Take the data below and copy exactly the lines starting at the one with "What Altair code" and finishing at the one with "import pandas as pd", both included.

(A block of data)
** begin **

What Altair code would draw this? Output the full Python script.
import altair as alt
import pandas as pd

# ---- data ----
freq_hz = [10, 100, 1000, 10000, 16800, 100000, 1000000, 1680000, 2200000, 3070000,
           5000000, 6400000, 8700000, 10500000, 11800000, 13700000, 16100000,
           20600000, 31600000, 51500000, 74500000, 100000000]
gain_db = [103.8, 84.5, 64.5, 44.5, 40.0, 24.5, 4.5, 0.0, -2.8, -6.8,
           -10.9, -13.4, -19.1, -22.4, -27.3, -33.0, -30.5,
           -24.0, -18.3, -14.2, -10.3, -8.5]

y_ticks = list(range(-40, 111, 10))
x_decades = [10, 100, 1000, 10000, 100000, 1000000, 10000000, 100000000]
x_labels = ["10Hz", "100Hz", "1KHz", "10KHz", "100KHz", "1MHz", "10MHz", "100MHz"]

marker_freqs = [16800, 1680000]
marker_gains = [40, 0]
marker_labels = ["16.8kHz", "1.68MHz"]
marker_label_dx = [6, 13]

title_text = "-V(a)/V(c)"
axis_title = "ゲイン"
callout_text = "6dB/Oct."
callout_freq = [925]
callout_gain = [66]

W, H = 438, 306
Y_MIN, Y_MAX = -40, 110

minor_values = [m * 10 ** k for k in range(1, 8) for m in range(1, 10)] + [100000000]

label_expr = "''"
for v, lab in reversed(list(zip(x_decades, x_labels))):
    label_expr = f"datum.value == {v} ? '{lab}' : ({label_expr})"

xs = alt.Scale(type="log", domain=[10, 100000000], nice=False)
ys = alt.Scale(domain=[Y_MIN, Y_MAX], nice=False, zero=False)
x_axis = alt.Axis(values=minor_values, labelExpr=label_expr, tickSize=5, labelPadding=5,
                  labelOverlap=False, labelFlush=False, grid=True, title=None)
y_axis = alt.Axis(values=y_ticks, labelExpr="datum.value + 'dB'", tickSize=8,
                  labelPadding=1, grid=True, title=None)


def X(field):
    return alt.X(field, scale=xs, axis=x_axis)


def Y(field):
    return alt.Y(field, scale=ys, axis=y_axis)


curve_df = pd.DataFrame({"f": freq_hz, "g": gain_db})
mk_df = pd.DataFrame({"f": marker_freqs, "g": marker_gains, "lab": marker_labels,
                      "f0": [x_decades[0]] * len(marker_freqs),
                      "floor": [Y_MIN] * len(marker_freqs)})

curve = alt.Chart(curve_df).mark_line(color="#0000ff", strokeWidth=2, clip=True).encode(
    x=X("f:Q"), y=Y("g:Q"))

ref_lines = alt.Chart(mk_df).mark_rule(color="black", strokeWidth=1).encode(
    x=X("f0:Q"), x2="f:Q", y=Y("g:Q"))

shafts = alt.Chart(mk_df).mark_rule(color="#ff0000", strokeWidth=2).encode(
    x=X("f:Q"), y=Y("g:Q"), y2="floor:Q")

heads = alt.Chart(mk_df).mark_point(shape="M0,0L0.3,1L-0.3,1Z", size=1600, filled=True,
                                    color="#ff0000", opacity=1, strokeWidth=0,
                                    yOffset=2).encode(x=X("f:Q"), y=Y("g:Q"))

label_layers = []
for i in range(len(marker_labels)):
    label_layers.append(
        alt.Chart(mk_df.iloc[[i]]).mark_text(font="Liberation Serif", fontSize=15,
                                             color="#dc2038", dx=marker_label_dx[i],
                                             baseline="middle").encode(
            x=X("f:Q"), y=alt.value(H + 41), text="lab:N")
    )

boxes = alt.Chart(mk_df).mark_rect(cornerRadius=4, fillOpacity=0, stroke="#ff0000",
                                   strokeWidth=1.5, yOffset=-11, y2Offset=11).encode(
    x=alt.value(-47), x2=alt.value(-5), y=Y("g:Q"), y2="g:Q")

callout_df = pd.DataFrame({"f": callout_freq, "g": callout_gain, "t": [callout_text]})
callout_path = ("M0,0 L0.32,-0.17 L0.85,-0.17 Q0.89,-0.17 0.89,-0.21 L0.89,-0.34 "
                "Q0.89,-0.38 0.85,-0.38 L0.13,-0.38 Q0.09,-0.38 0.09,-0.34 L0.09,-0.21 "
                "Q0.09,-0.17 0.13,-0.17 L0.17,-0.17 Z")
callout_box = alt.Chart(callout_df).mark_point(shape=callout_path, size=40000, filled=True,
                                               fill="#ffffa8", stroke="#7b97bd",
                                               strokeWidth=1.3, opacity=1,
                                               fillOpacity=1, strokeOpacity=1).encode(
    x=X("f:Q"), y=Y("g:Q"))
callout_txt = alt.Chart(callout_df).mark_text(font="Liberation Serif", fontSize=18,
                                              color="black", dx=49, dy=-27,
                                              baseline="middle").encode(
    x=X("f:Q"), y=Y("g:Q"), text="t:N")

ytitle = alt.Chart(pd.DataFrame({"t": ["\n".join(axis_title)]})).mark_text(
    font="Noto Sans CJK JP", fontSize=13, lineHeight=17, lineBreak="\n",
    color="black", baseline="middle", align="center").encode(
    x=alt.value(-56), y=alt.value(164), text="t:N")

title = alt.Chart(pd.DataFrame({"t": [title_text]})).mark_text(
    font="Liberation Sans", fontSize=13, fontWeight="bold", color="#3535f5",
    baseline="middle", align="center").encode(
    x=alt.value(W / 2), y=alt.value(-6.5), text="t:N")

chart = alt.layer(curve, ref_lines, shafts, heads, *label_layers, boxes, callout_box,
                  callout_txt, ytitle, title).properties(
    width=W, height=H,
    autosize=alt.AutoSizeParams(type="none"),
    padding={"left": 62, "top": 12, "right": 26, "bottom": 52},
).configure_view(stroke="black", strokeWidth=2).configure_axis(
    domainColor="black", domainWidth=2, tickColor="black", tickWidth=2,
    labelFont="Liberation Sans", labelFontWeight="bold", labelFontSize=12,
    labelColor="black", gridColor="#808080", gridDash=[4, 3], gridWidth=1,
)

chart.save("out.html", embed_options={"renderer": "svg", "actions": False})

** end **
** begin **

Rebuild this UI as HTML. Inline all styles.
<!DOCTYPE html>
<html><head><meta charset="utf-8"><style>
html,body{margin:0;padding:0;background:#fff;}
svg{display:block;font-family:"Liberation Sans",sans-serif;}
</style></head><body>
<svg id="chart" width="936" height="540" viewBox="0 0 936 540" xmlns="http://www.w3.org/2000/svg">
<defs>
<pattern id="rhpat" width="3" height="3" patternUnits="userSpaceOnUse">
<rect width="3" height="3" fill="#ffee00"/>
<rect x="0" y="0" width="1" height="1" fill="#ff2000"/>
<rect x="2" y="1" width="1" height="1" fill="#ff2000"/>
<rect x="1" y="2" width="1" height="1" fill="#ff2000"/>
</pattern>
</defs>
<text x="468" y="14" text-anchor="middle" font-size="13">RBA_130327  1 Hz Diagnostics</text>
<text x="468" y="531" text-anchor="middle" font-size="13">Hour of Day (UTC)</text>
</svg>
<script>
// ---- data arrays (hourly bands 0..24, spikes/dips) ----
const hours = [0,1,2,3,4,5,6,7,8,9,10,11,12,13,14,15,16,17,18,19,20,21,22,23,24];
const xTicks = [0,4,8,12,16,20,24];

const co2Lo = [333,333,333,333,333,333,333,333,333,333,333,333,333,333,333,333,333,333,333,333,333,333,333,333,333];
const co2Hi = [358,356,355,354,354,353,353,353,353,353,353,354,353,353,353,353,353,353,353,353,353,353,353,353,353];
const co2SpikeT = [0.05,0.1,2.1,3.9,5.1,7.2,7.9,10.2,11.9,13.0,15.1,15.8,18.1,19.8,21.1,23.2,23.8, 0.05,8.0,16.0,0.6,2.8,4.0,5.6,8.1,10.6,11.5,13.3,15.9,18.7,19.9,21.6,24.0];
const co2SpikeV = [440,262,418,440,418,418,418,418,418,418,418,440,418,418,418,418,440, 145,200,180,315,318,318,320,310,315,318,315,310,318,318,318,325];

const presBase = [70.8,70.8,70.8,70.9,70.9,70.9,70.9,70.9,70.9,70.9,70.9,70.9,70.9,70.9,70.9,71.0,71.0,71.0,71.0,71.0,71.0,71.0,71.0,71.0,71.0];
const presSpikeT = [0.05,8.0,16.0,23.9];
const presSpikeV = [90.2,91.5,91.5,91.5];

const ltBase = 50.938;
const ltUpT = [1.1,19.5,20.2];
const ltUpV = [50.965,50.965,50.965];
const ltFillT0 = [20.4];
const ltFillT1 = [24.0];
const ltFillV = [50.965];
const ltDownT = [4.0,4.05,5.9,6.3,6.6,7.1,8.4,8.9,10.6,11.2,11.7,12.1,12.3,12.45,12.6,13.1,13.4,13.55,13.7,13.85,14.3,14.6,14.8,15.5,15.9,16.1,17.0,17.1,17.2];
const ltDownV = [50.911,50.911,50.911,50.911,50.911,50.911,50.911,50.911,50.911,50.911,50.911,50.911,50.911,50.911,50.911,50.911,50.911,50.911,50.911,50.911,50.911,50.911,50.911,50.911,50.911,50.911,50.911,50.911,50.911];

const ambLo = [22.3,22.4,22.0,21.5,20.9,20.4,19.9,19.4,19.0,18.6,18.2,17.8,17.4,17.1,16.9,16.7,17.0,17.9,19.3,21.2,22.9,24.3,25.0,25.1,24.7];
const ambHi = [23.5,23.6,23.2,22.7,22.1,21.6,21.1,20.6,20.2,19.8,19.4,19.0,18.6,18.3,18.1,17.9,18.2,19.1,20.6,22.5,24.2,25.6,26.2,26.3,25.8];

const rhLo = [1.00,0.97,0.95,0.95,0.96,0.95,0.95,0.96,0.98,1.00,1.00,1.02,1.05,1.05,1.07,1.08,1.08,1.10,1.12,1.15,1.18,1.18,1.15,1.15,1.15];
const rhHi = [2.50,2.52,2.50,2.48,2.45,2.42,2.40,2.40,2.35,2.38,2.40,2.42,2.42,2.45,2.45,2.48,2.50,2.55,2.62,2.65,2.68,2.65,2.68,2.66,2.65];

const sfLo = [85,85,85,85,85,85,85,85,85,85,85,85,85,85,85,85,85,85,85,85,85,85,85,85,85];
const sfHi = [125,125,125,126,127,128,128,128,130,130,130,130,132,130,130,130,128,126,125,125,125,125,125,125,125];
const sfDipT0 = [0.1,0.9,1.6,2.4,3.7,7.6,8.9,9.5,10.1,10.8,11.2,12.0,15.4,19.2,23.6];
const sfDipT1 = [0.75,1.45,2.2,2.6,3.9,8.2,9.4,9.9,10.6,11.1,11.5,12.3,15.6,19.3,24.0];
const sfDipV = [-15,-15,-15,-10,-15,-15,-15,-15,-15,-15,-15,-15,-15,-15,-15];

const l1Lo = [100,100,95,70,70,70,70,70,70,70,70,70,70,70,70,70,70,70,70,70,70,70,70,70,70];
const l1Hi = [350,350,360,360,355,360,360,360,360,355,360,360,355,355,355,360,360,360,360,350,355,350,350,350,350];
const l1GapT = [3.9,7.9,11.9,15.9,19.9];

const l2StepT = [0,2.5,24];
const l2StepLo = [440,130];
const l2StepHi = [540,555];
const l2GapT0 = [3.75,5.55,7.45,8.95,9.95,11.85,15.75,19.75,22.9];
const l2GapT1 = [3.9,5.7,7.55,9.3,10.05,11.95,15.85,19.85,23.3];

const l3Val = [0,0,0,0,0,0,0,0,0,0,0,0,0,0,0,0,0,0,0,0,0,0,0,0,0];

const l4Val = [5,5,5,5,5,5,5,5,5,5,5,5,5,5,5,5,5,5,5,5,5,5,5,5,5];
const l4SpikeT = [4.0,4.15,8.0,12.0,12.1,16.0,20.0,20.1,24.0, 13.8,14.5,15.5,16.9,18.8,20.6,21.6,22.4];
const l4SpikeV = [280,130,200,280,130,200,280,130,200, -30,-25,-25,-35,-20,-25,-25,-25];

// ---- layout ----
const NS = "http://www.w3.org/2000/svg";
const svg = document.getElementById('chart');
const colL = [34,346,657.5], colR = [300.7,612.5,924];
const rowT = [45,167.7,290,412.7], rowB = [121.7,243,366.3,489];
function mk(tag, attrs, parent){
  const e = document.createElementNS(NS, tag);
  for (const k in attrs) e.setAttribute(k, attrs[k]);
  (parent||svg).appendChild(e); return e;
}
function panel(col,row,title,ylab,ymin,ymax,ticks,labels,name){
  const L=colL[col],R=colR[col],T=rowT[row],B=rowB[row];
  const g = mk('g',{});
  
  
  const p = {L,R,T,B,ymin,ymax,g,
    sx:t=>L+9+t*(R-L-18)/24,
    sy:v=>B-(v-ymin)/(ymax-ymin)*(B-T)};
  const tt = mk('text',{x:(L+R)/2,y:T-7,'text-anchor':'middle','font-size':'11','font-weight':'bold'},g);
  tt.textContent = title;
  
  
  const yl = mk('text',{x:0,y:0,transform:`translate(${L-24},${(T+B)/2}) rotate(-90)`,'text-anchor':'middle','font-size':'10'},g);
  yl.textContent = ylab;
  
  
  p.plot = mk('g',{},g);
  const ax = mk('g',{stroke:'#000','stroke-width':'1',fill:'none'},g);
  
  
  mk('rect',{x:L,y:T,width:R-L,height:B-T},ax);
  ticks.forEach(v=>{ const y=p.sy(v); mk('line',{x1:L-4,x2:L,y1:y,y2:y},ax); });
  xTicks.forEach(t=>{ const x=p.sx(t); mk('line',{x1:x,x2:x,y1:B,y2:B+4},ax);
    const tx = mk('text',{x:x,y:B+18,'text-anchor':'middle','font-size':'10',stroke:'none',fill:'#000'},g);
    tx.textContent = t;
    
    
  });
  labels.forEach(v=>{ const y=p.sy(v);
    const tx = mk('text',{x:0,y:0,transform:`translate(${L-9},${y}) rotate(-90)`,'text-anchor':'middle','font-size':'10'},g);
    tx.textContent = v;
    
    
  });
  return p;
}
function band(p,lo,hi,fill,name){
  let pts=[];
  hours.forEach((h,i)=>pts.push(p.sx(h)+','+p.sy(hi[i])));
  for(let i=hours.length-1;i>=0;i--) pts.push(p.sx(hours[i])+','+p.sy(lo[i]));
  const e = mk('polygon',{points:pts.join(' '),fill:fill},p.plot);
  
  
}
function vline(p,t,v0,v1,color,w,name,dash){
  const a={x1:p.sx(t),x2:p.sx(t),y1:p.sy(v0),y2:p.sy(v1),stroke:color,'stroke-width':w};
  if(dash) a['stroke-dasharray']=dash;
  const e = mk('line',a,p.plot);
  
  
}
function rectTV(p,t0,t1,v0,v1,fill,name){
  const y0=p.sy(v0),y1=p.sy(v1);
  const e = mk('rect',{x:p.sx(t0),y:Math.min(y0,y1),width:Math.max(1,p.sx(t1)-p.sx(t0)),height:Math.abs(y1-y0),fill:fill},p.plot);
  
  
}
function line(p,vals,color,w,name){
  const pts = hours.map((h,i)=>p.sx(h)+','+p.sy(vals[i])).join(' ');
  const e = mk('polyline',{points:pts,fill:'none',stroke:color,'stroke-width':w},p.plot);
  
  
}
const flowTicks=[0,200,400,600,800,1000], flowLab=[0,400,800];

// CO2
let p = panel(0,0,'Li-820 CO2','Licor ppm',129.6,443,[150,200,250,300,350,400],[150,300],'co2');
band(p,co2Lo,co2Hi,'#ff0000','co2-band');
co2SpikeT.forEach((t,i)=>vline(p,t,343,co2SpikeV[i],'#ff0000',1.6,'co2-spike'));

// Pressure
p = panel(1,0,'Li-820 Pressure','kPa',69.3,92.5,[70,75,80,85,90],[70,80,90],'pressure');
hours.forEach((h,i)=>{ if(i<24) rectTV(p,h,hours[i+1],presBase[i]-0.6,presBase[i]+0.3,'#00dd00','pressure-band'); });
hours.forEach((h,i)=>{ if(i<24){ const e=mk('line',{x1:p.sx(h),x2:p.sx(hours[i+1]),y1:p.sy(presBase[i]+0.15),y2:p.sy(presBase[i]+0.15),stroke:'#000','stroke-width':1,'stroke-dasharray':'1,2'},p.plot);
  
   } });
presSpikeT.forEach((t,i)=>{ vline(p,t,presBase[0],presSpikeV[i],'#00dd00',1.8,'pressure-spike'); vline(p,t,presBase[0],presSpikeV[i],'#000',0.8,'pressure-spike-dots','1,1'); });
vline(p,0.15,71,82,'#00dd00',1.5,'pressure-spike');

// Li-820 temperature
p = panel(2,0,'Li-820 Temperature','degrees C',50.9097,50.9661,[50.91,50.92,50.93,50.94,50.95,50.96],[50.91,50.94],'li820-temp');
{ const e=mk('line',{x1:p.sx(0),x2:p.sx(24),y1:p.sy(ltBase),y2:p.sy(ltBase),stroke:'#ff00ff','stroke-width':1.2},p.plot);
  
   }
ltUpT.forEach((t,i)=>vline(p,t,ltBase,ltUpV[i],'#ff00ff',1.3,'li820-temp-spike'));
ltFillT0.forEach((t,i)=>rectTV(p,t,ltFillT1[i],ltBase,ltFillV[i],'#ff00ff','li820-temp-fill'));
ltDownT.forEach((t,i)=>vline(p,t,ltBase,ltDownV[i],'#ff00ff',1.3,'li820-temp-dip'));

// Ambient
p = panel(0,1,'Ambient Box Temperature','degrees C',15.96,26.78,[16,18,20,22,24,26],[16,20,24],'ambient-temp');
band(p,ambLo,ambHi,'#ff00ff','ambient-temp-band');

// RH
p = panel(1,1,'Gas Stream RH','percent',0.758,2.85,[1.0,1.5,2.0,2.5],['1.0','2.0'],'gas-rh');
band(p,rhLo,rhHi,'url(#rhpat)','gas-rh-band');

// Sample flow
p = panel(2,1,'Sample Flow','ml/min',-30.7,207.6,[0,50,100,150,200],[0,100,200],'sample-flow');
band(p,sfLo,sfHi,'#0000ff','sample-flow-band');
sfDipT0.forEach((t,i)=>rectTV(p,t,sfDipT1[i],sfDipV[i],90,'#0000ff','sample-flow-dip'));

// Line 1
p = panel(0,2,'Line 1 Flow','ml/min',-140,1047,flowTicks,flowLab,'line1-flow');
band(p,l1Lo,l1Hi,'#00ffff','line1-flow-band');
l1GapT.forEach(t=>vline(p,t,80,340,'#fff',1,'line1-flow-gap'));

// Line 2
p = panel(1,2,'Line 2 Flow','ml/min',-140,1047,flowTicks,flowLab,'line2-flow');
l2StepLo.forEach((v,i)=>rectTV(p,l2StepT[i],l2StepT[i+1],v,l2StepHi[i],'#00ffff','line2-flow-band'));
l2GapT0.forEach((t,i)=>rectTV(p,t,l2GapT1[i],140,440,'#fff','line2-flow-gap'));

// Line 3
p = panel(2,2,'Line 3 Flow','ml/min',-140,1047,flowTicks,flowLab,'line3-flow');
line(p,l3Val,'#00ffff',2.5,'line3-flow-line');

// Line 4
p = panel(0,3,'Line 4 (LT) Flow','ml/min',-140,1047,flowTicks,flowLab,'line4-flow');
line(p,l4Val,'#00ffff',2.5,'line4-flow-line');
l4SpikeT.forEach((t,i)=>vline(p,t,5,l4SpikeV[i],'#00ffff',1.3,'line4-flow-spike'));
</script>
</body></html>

** end **

Exercise solution:
What Altair code would draw this? Output the full Python script.
import altair as alt
import pandas as pd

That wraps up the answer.